Multi-Stage Dantzig Selector

Part of Advances in Neural Information Processing Systems 23 (NIPS 2010)

Bibtex Metadata Paper Supplemental


Ji Liu, Peter Wonka, Jieping Ye


We consider the following sparse signal recovery (or feature selection) problem: given a design matrix $X\in \mathbb{R}^{n\times m}$ $(m\gg n)$ and a noisy observation vector $y\in \mathbb{R}^{n}$ satisfying $y=X\beta^*+\epsilon$ where $\epsilon$ is the noise vector following a Gaussian distribution $N(0,\sigma^2I)$, how to recover the signal (or parameter vector) $\beta^*$ when the signal is sparse?
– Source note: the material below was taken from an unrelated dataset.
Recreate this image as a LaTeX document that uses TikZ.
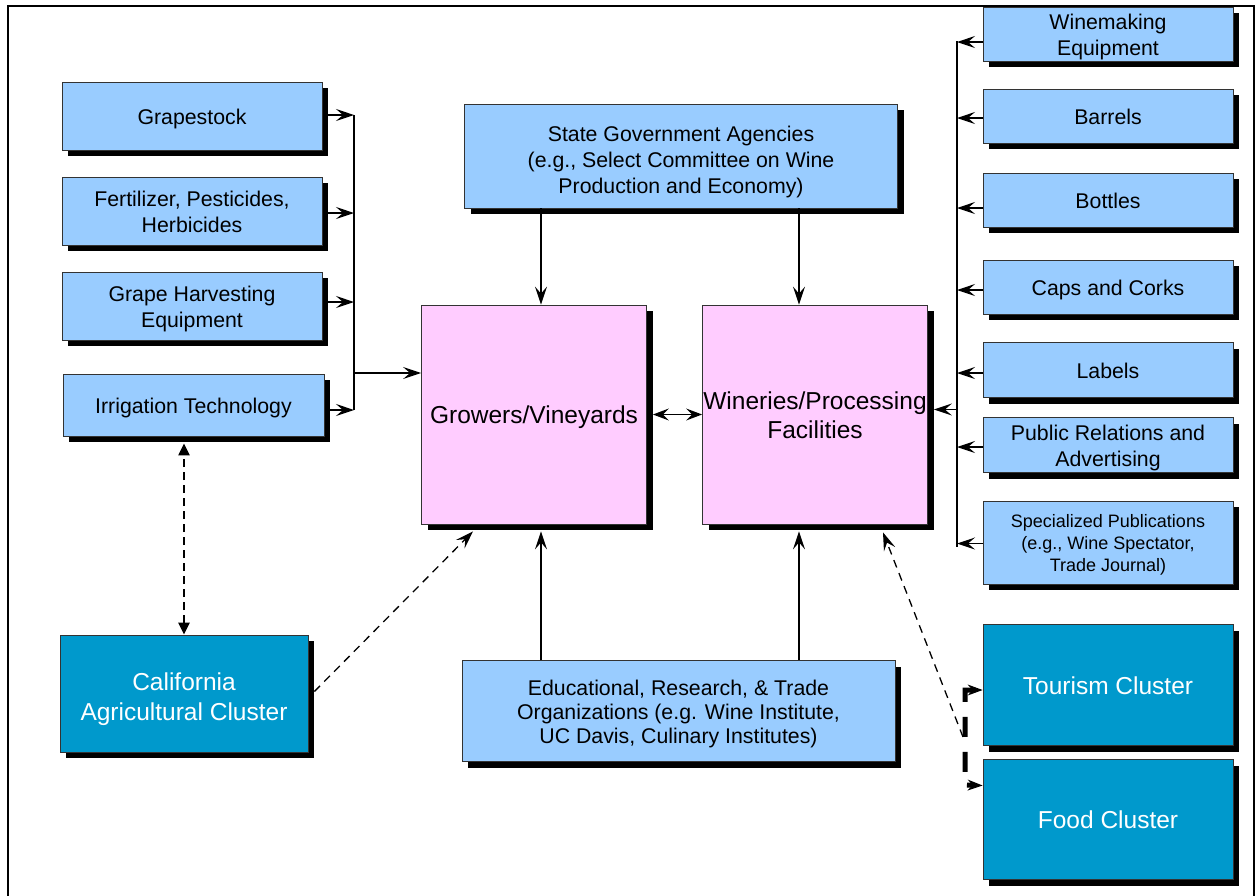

The Dantzig selector has been proposed for sparse signal recovery with strong theoretical guarantees. In this paper, we propose a multi-stage Dantzig selector method, which iteratively refines the target signal $\beta^*$. We show that if $X$ obeys a certain condition, then with a large probability the difference between the solution $\hat\beta$ estimated by the proposed method and the true solution $\beta^*$ measured in terms of the $l_p$ norm ($p\geq 1$) is bounded as \begin{equation*} \|\hat\beta-\beta^*\|_p\leq \left(C(s-N)^{1/p}\sqrt{\log m}+\Delta\right)\sigma, \end{equation*} $C$ is a constant, $s$ is the number of nonzero entries in $\beta^*$, $\Delta$ is independent of $m$ and is much smaller than the first term, and $N$ is the number of entries of $\beta^*$ larger than a certain value in the order of $\mathcal{O}(\sigma\sqrt{\log m})$. The proposed method improves the estimation bound of the standard Dantzig selector approximately from $Cs^{1/p}\sqrt{\log m}\sigma$ to $C(s-N)^{1/p}\sqrt{\log m}\sigma$ where the value $N$ depends on the number of large entries in $\beta^*$. When $N=s$, the proposed algorithm achieves the oracle solution with a high probability. In addition, with a large probability, the proposed method can select the same number of correct features under a milder condition than the Dantzig selector.